• [PROBLEM TO WORK ON]
Retype each line exactly. Skip images.

^^^^^^^^

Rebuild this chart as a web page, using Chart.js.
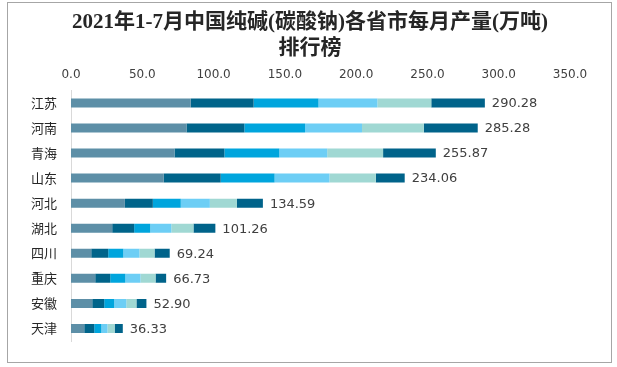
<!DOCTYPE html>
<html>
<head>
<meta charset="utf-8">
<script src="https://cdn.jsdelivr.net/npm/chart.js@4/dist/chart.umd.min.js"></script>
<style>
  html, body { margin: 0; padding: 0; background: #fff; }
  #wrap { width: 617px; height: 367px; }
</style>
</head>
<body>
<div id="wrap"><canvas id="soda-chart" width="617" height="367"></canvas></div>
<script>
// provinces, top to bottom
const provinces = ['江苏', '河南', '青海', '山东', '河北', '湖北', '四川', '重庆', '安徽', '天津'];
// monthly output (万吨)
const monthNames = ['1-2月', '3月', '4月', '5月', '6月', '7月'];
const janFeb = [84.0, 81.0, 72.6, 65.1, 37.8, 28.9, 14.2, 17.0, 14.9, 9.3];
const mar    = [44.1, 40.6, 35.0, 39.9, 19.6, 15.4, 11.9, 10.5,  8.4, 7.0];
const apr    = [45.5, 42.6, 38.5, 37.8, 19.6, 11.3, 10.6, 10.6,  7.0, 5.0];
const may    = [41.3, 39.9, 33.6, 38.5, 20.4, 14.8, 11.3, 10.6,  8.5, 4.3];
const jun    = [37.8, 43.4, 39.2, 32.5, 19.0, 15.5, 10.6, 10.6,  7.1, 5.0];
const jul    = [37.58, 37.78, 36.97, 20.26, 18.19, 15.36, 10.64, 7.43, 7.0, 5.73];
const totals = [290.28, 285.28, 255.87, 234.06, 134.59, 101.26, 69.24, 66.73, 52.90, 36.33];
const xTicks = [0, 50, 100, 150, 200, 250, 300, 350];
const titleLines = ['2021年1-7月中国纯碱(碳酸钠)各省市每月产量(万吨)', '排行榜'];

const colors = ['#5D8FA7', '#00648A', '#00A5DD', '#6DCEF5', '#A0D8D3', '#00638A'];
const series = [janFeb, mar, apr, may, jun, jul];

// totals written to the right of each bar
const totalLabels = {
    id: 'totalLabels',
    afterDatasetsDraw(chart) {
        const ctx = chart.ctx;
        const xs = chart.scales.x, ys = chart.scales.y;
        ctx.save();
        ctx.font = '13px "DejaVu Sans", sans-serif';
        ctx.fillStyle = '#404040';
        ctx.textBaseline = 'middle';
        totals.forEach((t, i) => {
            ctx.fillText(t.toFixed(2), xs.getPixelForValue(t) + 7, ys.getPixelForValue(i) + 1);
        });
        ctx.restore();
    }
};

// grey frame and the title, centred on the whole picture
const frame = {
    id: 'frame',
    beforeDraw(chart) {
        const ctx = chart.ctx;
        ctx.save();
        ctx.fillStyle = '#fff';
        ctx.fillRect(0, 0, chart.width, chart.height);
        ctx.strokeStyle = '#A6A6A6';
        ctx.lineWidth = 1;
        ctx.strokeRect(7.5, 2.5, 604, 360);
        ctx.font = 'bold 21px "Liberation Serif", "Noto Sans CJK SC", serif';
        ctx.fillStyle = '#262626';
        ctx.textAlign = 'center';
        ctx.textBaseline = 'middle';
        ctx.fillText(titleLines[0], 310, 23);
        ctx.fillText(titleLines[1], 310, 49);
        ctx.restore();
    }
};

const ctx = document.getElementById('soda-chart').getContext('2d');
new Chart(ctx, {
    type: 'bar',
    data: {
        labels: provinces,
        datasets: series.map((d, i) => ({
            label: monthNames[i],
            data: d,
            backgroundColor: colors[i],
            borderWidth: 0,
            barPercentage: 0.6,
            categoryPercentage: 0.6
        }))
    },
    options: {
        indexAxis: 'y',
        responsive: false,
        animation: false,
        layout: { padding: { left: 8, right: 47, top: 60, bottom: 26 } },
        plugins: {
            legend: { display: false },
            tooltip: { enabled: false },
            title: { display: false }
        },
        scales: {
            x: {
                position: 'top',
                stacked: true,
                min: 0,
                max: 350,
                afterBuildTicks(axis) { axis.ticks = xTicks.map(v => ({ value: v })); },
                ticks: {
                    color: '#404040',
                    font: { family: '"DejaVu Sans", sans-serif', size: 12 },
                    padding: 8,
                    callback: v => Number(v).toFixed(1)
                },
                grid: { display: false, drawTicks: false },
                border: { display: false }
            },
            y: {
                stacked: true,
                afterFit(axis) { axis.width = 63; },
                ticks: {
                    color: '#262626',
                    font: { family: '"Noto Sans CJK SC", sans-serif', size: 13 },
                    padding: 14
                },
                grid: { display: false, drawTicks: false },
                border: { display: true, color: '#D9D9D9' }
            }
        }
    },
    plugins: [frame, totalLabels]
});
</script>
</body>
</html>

^^^^^^^^

• [ANSWER FOR THIS EXERCISE]
Rebuild this chart as a web page, using Chart.js.
<!DOCTYPE html>
<html>
<head>
<meta charset="utf-8">
<script src="https://cdn.jsdelivr.net/npm/chart.js@4/dist/chart.umd.min.js"></script>
<style>
  html, body { margin: 0; padding: 0; background: #fff; }
  #wrap { width: 617px; height: 367px; }
</style>
</head>
<body>
<div id="wrap"><canvas id="soda-chart" width="617" height="367"></canvas></div>
<script>
// provinces, top to bottom
const provinces = ['江苏', '河南', '青海', '山东', '河北', '湖北', '四川', '重庆', '安徽', '天津'];
// monthly output (万吨)
const monthNames = ['1-2月', '3月', '4月', '5月', '6月', '7月'];
const janFeb = [84.0, 81.0, 72.6, 65.1, 37.8, 28.9, 14.2, 17.0, 14.9, 9.3];
const mar    = [44.1, 40.6, 35.0, 39.9, 19.6, 15.4, 11.9, 10.5,  8.4, 7.0];
const apr    = [45.5, 42.6, 38.5, 37.8, 19.6, 11.3, 10.6, 10.6,  7.0, 5.0];
const may    = [41.3, 39.9, 33.6, 38.5, 20.4, 14.8, 11.3, 10.6,  8.5, 4.3];
const jun    = [37.8, 43.4, 39.2, 32.5, 19.0, 15.5, 10.6, 10.6,  7.1, 5.0];
const jul    = [37.58, 37.78, 36.97, 20.26, 18.19, 15.36, 10.64, 7.43, 7.0, 5.73];
const totals = [290.28, 285.28, 255.87, 234.06, 134.59, 101.26, 69.24, 66.73, 52.90, 36.33];
const xTicks = [0, 50, 100, 150, 200, 250, 300, 350];
const titleLines = ['2021年1-7月中国纯碱(碳酸钠)各省市每月产量(万吨)', '排行榜'];

const colors = ['#5D8FA7', '#00648A', '#00A5DD', '#6DCEF5', '#A0D8D3', '#00638A'];
const series = [janFeb, mar, apr, may, jun, jul];

// totals written to the right of each bar
const totalLabels = {
    id: 'totalLabels',
    afterDatasetsDraw(chart) {
        const ctx = chart.ctx;
        const xs = chart.scales.x, ys = chart.scales.y;
        ctx.save();
        ctx.font = '13px "DejaVu Sans", sans-serif';
        ctx.fillStyle = '#404040';
        ctx.textBaseline = 'middle';
        totals.forEach((t, i) => {
            ctx.fillText(t.toFixed(2), xs.getPixelForValue(t) + 7, ys.getPixelForValue(i) + 1);
        });
        ctx.restore();
    }
};

// grey frame and the title, centred on the whole picture
const frame = {
    id: 'frame',
    beforeDraw(chart) {
        const ctx = chart.ctx;
        ctx.save();
        ctx.fillStyle = '#fff';
        ctx.fillRect(0, 0, chart.width, chart.height);
        ctx.strokeStyle = '#A6A6A6';
        ctx.lineWidth = 1;
        ctx.strokeRect(7.5, 2.5, 604, 360);
        ctx.font = 'bold 21px "Liberation Serif", "Noto Sans CJK SC", serif';
        ctx.fillStyle = '#262626';
        ctx.textAlign = 'center';
        ctx.textBaseline = 'middle';
        ctx.fillText(titleLines[0], 310, 23);
        ctx.fillText(titleLines[1], 310, 49);
        ctx.restore();
    }
};

const ctx = document.getElementById('soda-chart').getContext('2d');
new Chart(ctx, {
    type: 'bar',
    data: {
        labels: provinces,
        datasets: series.map((d, i) => ({
            label: monthNames[i],
            data: d,
            backgroundColor: colors[i],
            borderWidth: 0,
            barPercentage: 0.6,
            categoryPercentage: 0.6
        }))
    },
    options: {
        indexAxis: 'y',
        responsive: false,
        animation: false,
        layout: { padding: { left: 8, right: 47, top: 60, bottom: 26 } },
        plugins: {
            legend: { display: false },
            tooltip: { enabled: false },
            title: { display: false }
        },
        scales: {
            x: {
                position: 'top',
                stacked: true,
                min: 0,
                max: 350,
                afterBuildTicks(axis) { axis.ticks = xTicks.map(v => ({ value: v })); },
                ticks: {
                    color: '#404040',
                    font: { family: '"DejaVu Sans", sans-serif', size: 12 },
                    padding: 8,
                    callback: v => Number(v).toFixed(1)
                },
                grid: { display: false, drawTicks: false },
                border: { display: false }
            },
            y: {
                stacked: true,
                afterFit(axis) { axis.width = 63; },
                ticks: {
                    color: '#262626',
                    font: { family: '"Noto Sans CJK SC", sans-serif', size: 13 },
                    padding: 14
                },
                grid: { display: false, drawTicks: false },
                border: { display: true, color: '#D9D9D9' }
            }
        }
    },
    plugins: [frame, totalLabels]
});
</script>
</body>
</html>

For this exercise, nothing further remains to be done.